Évangelistas, le départ

21 janvier 2011


18h30, océan Pacifique, entre le continent et l’île de Chiloe. Les moteurs ronronnent doucement, nous traversons une purée de pois, les grains se succèdent, l’océan encore étale, offre ses eaux noires à la contemplation floue.

Les volcans se cachent derrière les nuages épais. Nous venons d’embarquer sur l’Évangelistas, le ferry qui relie Puerto Montt à Puerto Natales et qui se prend l’espace de l’été, pour un bateau de croisière.



Nous avons remis 20 cents dans la machine à parler anglais même si à nouveau on s’adresse à moi en allemand. Arch ! Nien, nobody is perfect, ai-je pris l’habitude de répondre impuissante. Ce petit trait d’humour tout britannique fait hurler de rire les teutons, bien plus que les saxons, étonnant !
Autour de moi, un immense brouhaha, comme si chacun se sentait autorisé à hurler dans sa langue. Babel à mes oreilles, bercée par le lent tangage, je somnole doucettement. J’évalue dans un flottement indifférent, les derniers progrès de la mode internationale en matière de vêtements de sport. Étrange mélange où certains se présentent à bord en tongs et tee-shirt pendant que d’autres cumulent laine polaire et coupe-vent dernier cri, les matières lisses ou moutonnantes éclatent de couleurs vives ou restent discrètes en étalant une gamme de gris et de beige du plus bel accord avec le temps extérieur. Des chaussures de montagnes annoncent des treks sérieux et je regarde mes sandales réhaussées par les chaussettes offertes par la Qatar airways avec interrogation.
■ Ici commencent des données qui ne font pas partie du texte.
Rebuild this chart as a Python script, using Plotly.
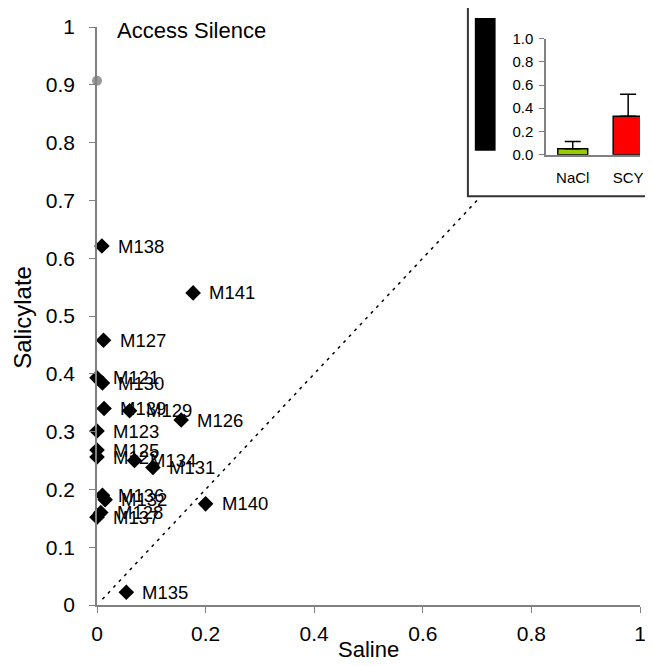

Nous avons des excuses. Hier, la despedida (la dernière soirée, la der, la soirée d’au revoir, je cherche un mot français qui sonnerait bien et rien ne vient) fut impromptue, surgie d’une conjonction étonnante donc fort réussie, donc tardive, donc fatigante. Le bois était sec, il a pris de suite, il a suffi d’une étincelle, le feu s’est allumé.
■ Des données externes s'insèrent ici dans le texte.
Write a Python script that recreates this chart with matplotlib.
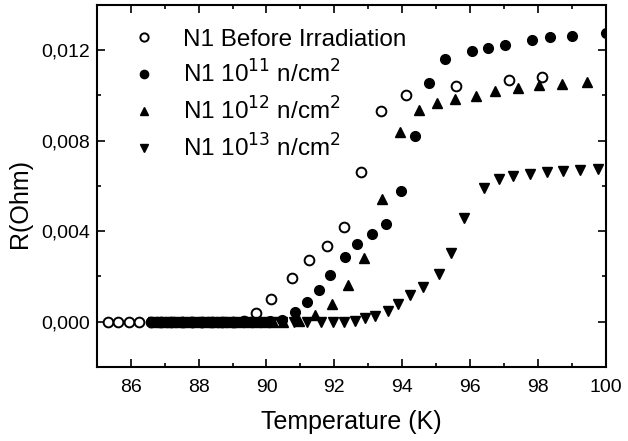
import numpy as np
import matplotlib.pyplot as plt
from matplotlib.ticker import MultipleLocator, FuncFormatter

plt.rcParams['font.family'] = ['Liberation Sans', 'DejaVu Sans']

# N1 before irradiation (open circles)
t_before = [85.32, 85.63, 85.95, 86.25, 86.6, 86.9, 87.2, 87.5, 87.8, 88.1, 88.4,
            88.7, 89.0, 89.35, 89.68, 90.14, 90.75, 91.26, 91.77, 92.29, 92.79,
            93.37, 94.1, 95.58, 97.13, 98.1]
r_before = [0.0, 0.0, 0.0, -0.00002, 0.0, 0.0, 0.0, 0.0, 0.0, 0.0, 0.0,
            0.0, 0.0, 0.00005, 0.00038, 0.00102, 0.00193, 0.00274, 0.00335, 0.0042, 0.0066,
            0.00929, 0.0100, 0.0104, 0.01067, 0.0108]

# N1 1e11 n/cm2 (filled circles)
t_e11 = [86.6, 86.85, 87.1, 87.35, 87.6, 87.85, 88.1, 88.35, 88.6, 88.85, 89.1,
         89.35, 89.6, 89.85, 90.1, 90.45, 90.84, 91.19, 91.54, 91.88, 92.32, 92.68,
         93.1, 93.52, 93.95, 94.38, 94.78, 95.25, 96.04, 96.52, 97.02, 97.81,
         98.34, 99.01, 99.99]
r_e11 = [0.0, 0.0, 0.0, 0.0, 0.0, 0.0, 0.0, 0.0, 0.0, 0.0, 0.0,
         0.0, 0.0, 0.0, 0.00002, 0.00008, 0.00043, 0.00085, 0.0014, 0.00207, 0.00284, 0.00343,
         0.00388, 0.00432, 0.00577, 0.0082, 0.01054, 0.0116, 0.01194, 0.01209, 0.01222, 0.01244,
         0.01257, 0.01263, 0.01276]

# N1 1e12 n/cm2 (up triangles)
t_e12 = [86.7, 86.95, 87.2, 87.45, 87.7, 87.95, 88.2, 88.45, 88.7, 88.95, 89.2,
         89.45, 89.7, 89.95, 90.2, 90.5, 90.95, 91.43, 91.93, 92.4, 92.88, 93.4,
         93.94, 94.49, 95.01, 95.55, 96.16, 96.74, 97.41, 98.04, 98.71, 99.44]
r_e12 = [0.0, 0.0, 0.0, 0.0, 0.0, 0.0, 0.0, 0.0, 0.0, 0.0, 0.0,
         0.0, 0.0, 0.0, 0.0, 0.0, 0.00005, 0.0003, 0.0008, 0.00163, 0.0028, 0.00544,
         0.0084, 0.00936, 0.00966, 0.00985, 0.00998, 0.01018, 0.01032, 0.01046, 0.01052, 0.01061]

# N1 1e13 n/cm2 (down triangles)
t_e13 = [86.65, 86.9, 87.15, 87.4, 87.65, 87.9, 88.15, 88.4, 88.65, 88.9, 89.15,
         89.4, 89.65, 89.9, 90.15, 90.45, 90.8, 91.2, 91.6, 91.95, 92.29, 92.61,
         92.89, 93.19, 93.57, 93.86, 94.24, 94.61, 95.07, 95.43, 95.83, 96.4,
         96.86, 97.25, 97.75, 98.25, 98.74, 99.22, 99.75]
r_e13 = [0.0, 0.0, 0.0, 0.0, 0.0, 0.0, 0.0, 0.0, 0.0, 0.0, 0.0,
         0.0, 0.0, 0.0, 0.0, 0.0, 0.0, 0.0, 0.0, 0.0, 0.0, 0.00003,
         0.00015, 0.00026, 0.00045, 0.00076, 0.00117, 0.00155, 0.00211, 0.00305, 0.0046, 0.00592,
         0.00629, 0.00643, 0.00652, 0.00661, 0.00665, 0.0067, 0.00674]

fig = plt.figure(figsize=(6.28, 4.41), dpi=100)
ax = fig.add_axes([0.154, 0.168, 0.811, 0.821])

ms = 7
ax.plot(t_before, r_before, 'o', mfc='white', mec='black', mew=1.4, ms=ms,
        label='N1 Before Irradiation')
ax.plot(t_e11, r_e11, 'o', color='black', ms=ms, label='N1 10$^{11}$ n/cm$^2$')
ax.plot(t_e12, r_e12, '^', color='black', ms=ms, label='N1 10$^{12}$ n/cm$^2$')
ax.plot(t_e13, r_e13, 'v', color='black', ms=ms, label='N1 10$^{13}$ n/cm$^2$')

ax.set_xlim(85, 100)
ax.set_ylim(-0.002, 0.014)
ax.xaxis.set_major_locator(MultipleLocator(2))
ax.xaxis.set_minor_locator(MultipleLocator(1))
ax.yaxis.set_major_locator(MultipleLocator(0.004))
ax.yaxis.set_minor_locator(MultipleLocator(0.002))
ax.yaxis.set_major_formatter(FuncFormatter(lambda v, p: f'{v:.3f}'.replace('.', ',').replace('-0,000', '0,000')))
ax.set_yticks([0, 0.004, 0.008, 0.012])

ax.tick_params(which='both', direction='in', top=True, right=True, width=1.2)
ax.tick_params(which='major', length=6, labelsize=14)
ax.tick_params(axis='x', which='major', pad=9)
ax.tick_params(axis='y', which='major', pad=5)
ax.tick_params(which='minor', length=3)
for s in ax.spines.values():
    s.set_linewidth(1.5)

ax.set_xlabel('Temperature (K)', fontsize=18, labelpad=10)
ax.set_ylabel('R(Ohm)', fontsize=18)
ax.yaxis.set_label_coords(-0.128, 0.45)

ax.legend(loc='upper left', frameon=False, fontsize=17.5, handletextpad=0.6,
          borderaxespad=0.5, labelspacing=0.4, markerscale=0.85,
          bbox_to_anchor=(0.003, 0.995))

fig.savefig('out.png', dpi=100)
À partir de 19 h, Alfred anima sa charla (discussion) avec brio pendant que j’aidais la Danae à la confection de biscuits. Tout ceci annonçait une soirée tranquille autour d’un tecito (petit thé) con galletitas al limon caseras (accompagné de biscuits au citron maison). C’était sans compter avec la Prositfest annoncée au centre ville. Une fête de la bière dans la plus pure tradition bavaroise. J’avoue n’avoir aucune expérience en la matière mais à priori il ne manquait rien. La déco était de ballons aux couleurs du drapeau allemand, les stands de bière succédaient aux stands de bière pendant que de l’autre côté de l’allée les stands de saucisses à la chucrut succédaient aux stands de snacks à la moutarde ou de kuchens à tous les fruits possibles. Le tout servi par des filles replètes aux joues rouges et au costume style Heidi ou la Mélodie du bonheur… Vous voyez, non ? J’ai goûté, effrayée, à une bière à l’eucalyptus, une autre au café, celle à la framboise aurait pu passer mais bien trop sucrée. J’ai cherché en vain un goût belge, rassurant, goûteux, sensuel et trouvé une quasi Guiness qui fit l’affaire. Parce qu’ici, on te fait goûter avant d’acheter ! Helen me guidait dans la cohue des buveurs fatigués.

Alfred et Claudia nous ont rejointes avant l’arrivée de Gonzalo et de son frère Andrés, tout frais débarqué de Buenos-Aires. J’ai croisé dans une queue deux jeunes touristes allemands totalement hallucinés par le spectacle qui s’offrait à eux. Ils n’imaginaient pas ça possible… Puis nous sommes rentrés car ici, une fête de la bière se termine à 22 h - sont raisonnables les chiliens, c’est là que la différence se note. Arrivés à la maison, une compétition d’amateurs de merengue, salsa et autre milonga nous a jetés sur la moquette du salon et c’était parti. Une belle soirée.